[Stored records]
+--

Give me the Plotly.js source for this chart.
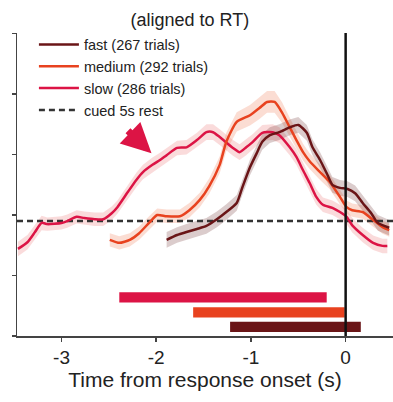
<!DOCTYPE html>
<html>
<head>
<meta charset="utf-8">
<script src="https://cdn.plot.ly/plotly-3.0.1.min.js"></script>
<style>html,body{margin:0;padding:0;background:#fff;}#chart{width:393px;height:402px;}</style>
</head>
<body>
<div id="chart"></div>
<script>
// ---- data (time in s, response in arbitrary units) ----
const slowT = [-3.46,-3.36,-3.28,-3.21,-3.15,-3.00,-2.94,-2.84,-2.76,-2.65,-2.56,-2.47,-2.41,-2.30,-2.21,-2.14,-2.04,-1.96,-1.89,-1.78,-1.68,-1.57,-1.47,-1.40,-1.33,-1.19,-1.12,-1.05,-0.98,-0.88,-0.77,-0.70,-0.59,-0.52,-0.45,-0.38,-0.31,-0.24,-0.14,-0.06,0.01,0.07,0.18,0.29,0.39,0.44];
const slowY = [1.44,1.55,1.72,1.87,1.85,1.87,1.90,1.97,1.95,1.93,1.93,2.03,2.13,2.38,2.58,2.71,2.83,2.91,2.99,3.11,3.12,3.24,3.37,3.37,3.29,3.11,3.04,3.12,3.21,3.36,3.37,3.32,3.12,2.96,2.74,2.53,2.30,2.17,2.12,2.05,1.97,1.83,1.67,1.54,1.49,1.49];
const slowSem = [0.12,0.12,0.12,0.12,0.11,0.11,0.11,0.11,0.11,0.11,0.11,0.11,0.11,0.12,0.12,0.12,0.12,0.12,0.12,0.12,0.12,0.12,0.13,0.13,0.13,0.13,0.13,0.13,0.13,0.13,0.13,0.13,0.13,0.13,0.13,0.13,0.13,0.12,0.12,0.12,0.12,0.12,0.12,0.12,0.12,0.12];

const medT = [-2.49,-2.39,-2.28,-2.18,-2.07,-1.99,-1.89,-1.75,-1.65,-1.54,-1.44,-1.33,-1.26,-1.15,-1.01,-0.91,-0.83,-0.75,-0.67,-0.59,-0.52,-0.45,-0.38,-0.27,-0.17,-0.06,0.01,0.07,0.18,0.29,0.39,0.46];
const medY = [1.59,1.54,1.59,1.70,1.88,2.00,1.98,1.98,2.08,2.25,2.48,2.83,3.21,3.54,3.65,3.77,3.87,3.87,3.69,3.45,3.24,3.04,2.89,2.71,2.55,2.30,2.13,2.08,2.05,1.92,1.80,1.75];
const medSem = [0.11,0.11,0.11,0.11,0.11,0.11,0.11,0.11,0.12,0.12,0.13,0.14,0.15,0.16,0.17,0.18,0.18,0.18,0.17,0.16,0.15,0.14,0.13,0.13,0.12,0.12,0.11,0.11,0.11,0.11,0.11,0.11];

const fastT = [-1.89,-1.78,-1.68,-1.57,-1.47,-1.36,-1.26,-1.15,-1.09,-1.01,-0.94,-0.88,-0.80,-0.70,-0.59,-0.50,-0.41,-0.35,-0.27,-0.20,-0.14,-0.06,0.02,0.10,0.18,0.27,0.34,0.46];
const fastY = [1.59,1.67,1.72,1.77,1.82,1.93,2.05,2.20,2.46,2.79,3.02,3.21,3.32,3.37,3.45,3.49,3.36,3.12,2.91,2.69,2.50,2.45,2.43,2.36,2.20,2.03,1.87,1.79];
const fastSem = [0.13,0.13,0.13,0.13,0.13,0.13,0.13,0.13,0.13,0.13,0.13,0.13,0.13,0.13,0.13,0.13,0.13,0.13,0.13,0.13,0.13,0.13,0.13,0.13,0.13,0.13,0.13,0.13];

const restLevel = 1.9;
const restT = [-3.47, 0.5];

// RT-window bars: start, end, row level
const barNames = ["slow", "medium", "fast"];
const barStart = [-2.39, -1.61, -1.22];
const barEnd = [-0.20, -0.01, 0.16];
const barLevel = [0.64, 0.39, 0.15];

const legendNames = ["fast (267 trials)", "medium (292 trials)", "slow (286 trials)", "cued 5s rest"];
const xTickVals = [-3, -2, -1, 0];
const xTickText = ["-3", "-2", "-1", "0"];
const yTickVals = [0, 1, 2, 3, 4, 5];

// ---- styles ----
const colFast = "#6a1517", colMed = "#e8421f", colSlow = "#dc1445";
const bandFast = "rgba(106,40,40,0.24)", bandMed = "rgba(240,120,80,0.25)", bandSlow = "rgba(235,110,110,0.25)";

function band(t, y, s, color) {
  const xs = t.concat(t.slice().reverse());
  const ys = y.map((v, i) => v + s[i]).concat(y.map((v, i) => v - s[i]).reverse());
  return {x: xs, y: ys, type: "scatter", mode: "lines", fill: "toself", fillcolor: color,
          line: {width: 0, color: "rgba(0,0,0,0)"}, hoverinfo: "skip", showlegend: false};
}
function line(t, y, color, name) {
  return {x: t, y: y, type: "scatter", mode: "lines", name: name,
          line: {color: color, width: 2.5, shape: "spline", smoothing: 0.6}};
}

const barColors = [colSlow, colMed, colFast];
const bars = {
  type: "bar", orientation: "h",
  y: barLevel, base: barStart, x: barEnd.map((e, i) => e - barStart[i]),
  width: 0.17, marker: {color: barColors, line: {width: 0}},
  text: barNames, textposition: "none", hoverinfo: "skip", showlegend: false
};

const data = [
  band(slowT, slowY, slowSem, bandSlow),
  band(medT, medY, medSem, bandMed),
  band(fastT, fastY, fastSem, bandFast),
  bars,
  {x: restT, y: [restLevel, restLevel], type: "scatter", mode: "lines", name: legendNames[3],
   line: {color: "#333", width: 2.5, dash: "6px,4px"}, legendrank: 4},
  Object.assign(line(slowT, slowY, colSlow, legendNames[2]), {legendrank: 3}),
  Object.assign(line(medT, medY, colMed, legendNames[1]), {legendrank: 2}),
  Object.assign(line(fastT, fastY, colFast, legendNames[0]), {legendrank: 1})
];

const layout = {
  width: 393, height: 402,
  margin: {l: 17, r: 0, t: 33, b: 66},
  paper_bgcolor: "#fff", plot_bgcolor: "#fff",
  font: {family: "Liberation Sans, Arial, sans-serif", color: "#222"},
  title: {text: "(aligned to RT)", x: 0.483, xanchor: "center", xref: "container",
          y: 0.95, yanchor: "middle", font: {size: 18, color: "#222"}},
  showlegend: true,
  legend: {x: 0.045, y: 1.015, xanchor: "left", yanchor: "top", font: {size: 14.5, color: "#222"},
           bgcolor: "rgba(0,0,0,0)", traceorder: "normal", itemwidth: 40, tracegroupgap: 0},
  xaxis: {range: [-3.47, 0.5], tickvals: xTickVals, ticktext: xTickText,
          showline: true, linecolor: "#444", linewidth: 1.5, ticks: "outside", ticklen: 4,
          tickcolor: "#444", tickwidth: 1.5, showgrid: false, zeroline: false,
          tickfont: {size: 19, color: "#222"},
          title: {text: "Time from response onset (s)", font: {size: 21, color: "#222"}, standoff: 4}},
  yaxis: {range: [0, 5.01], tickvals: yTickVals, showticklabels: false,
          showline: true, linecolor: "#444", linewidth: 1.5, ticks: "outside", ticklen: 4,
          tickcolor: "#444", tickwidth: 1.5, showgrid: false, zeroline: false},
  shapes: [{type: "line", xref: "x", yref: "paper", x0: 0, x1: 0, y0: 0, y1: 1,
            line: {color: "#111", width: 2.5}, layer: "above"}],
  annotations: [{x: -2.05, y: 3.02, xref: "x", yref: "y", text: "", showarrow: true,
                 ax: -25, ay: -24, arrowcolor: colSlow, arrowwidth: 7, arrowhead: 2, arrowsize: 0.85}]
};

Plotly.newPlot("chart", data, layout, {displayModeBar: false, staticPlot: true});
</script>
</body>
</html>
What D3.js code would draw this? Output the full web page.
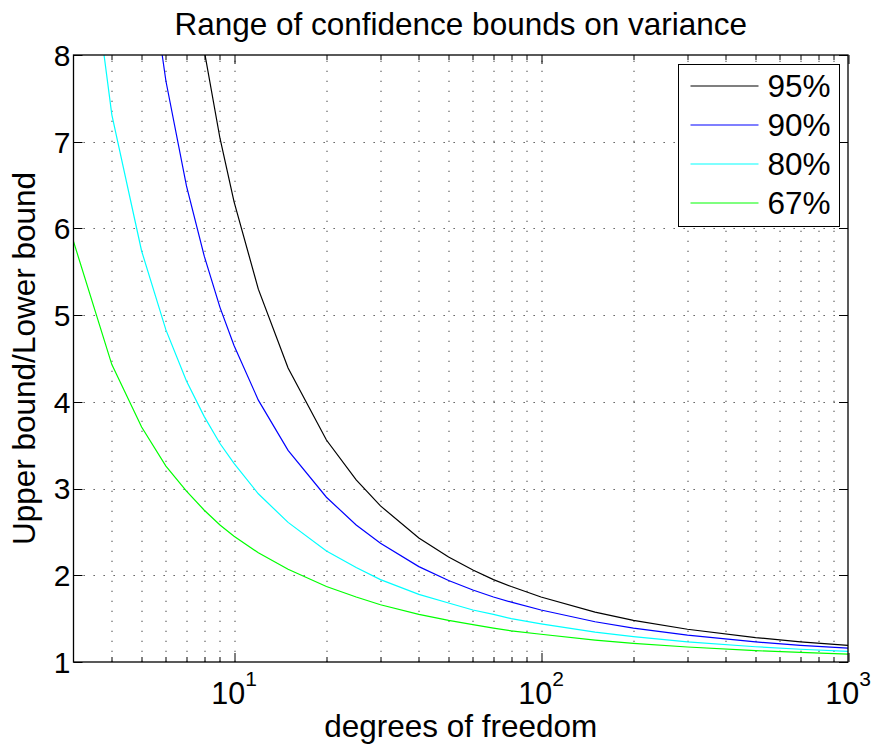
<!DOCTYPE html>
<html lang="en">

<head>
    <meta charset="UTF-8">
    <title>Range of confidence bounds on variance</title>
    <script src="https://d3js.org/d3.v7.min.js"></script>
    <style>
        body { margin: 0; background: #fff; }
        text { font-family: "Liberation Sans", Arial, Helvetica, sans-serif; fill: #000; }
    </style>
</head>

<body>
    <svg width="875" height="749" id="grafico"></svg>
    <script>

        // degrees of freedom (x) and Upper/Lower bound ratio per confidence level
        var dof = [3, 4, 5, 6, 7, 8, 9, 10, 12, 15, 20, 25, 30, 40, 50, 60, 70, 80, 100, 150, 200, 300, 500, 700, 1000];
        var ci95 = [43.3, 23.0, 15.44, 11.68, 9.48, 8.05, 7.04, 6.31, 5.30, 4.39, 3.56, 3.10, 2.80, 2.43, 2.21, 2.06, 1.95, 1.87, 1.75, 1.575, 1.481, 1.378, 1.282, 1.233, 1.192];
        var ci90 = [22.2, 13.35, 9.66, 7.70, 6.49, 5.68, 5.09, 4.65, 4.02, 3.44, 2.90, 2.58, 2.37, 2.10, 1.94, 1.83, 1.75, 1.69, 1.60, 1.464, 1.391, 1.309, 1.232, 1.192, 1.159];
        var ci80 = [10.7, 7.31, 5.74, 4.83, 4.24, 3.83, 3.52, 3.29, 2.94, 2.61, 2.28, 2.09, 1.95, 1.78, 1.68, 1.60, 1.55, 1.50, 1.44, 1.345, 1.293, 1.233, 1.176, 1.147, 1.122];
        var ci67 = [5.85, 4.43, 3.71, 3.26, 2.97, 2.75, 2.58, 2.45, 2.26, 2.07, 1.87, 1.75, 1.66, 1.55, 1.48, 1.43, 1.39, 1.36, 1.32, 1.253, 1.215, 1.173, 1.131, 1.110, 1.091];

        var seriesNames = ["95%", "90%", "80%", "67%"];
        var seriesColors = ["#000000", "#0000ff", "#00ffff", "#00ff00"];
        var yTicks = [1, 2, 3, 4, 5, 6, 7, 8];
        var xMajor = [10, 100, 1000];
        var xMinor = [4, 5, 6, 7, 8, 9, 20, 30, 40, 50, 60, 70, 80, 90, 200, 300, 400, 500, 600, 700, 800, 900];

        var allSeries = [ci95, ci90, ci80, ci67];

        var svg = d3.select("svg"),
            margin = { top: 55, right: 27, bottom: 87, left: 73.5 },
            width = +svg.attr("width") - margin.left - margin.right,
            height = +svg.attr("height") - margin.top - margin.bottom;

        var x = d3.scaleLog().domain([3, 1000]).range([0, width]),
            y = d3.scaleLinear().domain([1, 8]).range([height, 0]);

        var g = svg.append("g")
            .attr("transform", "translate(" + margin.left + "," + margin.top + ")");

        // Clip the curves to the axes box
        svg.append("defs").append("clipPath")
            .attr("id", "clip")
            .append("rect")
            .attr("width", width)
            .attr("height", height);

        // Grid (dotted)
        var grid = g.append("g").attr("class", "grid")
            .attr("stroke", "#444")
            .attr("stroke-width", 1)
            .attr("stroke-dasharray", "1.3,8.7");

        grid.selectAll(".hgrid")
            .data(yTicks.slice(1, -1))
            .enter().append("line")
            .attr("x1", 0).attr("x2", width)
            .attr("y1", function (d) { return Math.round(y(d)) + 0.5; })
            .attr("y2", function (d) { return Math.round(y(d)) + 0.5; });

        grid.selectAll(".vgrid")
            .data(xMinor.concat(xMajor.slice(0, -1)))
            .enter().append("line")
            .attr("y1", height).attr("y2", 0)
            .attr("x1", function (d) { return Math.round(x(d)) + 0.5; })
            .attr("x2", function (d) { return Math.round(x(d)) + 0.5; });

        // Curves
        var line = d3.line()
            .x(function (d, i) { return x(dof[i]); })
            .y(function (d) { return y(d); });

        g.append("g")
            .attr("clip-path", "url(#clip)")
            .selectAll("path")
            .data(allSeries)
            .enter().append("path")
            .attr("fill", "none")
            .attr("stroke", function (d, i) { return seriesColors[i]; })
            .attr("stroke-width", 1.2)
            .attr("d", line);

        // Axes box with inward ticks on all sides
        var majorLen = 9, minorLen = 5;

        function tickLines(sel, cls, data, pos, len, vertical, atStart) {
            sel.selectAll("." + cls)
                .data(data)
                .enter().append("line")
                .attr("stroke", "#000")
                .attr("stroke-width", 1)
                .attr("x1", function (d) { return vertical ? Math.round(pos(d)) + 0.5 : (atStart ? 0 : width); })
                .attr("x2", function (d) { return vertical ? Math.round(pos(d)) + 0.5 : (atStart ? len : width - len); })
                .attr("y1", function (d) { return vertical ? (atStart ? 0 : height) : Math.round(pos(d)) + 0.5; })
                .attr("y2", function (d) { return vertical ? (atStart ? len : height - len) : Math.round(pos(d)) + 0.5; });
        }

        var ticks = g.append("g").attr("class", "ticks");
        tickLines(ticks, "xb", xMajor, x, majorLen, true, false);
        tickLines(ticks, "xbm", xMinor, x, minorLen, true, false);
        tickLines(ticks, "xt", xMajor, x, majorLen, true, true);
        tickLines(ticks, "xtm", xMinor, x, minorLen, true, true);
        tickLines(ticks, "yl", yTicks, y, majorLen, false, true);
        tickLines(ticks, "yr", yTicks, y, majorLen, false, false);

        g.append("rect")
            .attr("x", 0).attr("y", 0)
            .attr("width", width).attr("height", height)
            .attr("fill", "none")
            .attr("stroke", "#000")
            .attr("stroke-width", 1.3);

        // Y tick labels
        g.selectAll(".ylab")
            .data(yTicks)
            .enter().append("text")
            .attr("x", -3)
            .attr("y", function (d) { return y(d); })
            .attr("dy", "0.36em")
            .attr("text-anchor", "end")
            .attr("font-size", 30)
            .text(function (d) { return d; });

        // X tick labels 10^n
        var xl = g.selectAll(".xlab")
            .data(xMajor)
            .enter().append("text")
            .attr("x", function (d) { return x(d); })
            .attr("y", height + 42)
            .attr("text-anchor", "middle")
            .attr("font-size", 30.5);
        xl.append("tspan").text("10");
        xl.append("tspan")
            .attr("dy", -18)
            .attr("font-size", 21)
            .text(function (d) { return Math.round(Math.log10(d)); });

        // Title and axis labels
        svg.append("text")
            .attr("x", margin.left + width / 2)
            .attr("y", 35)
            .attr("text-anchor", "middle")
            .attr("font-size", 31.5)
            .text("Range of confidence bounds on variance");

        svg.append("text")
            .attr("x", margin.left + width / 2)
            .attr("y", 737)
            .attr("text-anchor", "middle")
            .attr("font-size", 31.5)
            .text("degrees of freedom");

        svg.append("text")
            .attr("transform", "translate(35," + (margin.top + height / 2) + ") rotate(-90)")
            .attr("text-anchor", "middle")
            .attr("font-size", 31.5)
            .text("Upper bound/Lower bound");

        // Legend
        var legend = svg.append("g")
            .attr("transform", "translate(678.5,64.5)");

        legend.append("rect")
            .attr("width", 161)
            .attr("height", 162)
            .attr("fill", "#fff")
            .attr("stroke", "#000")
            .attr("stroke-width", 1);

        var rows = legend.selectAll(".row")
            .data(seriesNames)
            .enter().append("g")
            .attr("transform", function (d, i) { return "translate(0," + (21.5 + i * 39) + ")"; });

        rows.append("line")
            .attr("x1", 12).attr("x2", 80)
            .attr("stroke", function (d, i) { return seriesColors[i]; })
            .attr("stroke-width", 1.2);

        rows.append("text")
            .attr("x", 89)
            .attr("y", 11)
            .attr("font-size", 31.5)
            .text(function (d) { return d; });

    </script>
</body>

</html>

+--

> [OBJECTIVE]
The material above holds pictures; leave them out. Repeat exactly the lines from the one containing "What D3.js code" through the one containing "1.131, 1.110, 1.091];", and nothing else.

> [OUTPUT BELOW]
What D3.js code would draw this? Output the full web page.
<!DOCTYPE html>
<html lang="en">

<head>
    <meta charset="UTF-8">
    <title>Range of confidence bounds on variance</title>
    <script src="https://d3js.org/d3.v7.min.js"></script>
    <style>
        body { margin: 0; background: #fff; }
        text { font-family: "Liberation Sans", Arial, Helvetica, sans-serif; fill: #000; }
    </style>
</head>

<body>
    <svg width="875" height="749" id="grafico"></svg>
    <script>

        // degrees of freedom (x) and Upper/Lower bound ratio per confidence level
        var dof = [3, 4, 5, 6, 7, 8, 9, 10, 12, 15, 20, 25, 30, 40, 50, 60, 70, 80, 100, 150, 200, 300, 500, 700, 1000];
        var ci95 = [43.3, 23.0, 15.44, 11.68, 9.48, 8.05, 7.04, 6.31, 5.30, 4.39, 3.56, 3.10, 2.80, 2.43, 2.21, 2.06, 1.95, 1.87, 1.75, 1.575, 1.481, 1.378, 1.282, 1.233, 1.192];
        var ci90 = [22.2, 13.35, 9.66, 7.70, 6.49, 5.68, 5.09, 4.65, 4.02, 3.44, 2.90, 2.58, 2.37, 2.10, 1.94, 1.83, 1.75, 1.69, 1.60, 1.464, 1.391, 1.309, 1.232, 1.192, 1.159];
        var ci80 = [10.7, 7.31, 5.74, 4.83, 4.24, 3.83, 3.52, 3.29, 2.94, 2.61, 2.28, 2.09, 1.95, 1.78, 1.68, 1.60, 1.55, 1.50, 1.44, 1.345, 1.293, 1.233, 1.176, 1.147, 1.122];
        var ci67 = [5.85, 4.43, 3.71, 3.26, 2.97, 2.75, 2.58, 2.45, 2.26, 2.07, 1.87, 1.75, 1.66, 1.55, 1.48, 1.43, 1.39, 1.36, 1.32, 1.253, 1.215, 1.173, 1.131, 1.110, 1.091];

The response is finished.